WHAT TO DO ▸
From the entries below, reproduce exactly the line containing "Emit a Python", the line containing "import matplotlib.pyplot as plt", and every line in between, with nothing added.

RAW DATA ▸
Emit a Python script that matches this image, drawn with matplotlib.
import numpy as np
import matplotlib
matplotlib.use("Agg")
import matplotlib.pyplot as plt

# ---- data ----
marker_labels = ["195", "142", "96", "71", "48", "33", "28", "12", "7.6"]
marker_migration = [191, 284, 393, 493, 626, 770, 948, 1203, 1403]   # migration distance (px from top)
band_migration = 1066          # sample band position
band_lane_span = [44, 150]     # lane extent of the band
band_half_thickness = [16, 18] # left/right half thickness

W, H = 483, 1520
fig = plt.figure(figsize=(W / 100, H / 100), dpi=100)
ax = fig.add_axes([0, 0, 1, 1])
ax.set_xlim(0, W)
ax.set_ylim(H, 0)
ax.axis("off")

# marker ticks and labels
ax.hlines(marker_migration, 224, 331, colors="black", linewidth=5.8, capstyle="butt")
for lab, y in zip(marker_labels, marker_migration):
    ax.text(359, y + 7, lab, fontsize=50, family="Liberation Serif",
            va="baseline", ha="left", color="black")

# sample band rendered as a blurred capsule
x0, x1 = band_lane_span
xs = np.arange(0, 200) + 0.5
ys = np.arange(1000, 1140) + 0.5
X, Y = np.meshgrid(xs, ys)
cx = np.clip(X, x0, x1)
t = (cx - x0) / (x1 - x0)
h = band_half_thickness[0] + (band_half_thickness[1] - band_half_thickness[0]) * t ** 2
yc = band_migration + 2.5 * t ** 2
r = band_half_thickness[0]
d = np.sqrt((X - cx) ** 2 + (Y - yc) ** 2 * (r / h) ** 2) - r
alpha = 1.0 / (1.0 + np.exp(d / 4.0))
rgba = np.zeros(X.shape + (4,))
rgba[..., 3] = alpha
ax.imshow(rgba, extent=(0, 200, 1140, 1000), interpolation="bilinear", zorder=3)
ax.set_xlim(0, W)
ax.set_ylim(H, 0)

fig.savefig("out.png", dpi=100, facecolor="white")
--
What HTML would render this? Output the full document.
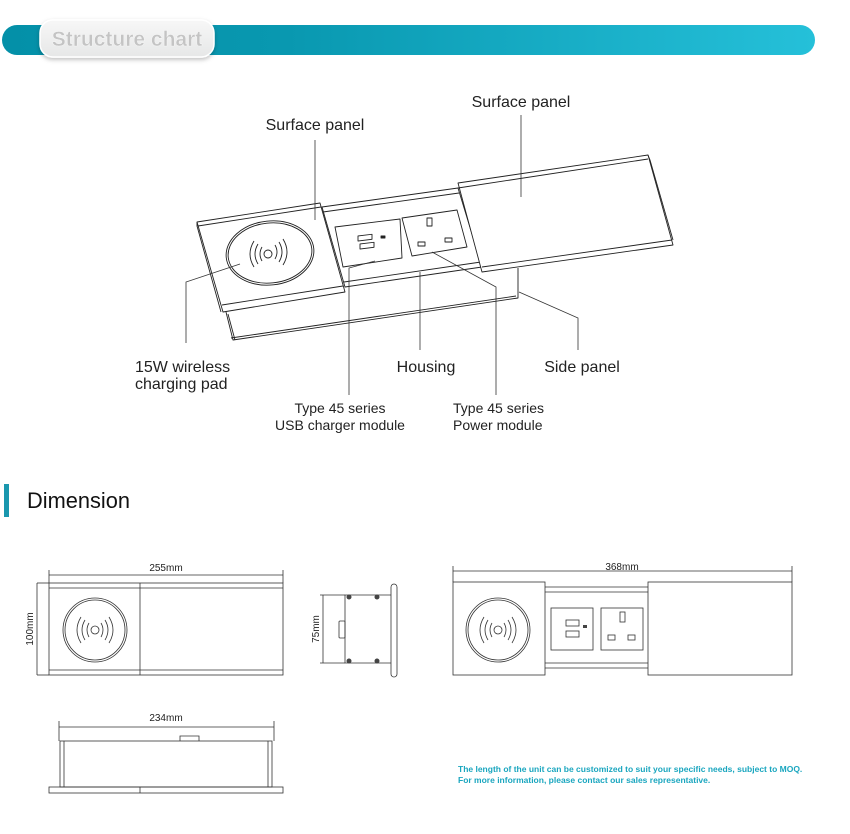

TASK RESPONSE ▸
Emit a Python script that matches this image, drawn with matplotlib.
import numpy as np
import matplotlib
matplotlib.use("Agg")
import matplotlib.pyplot as plt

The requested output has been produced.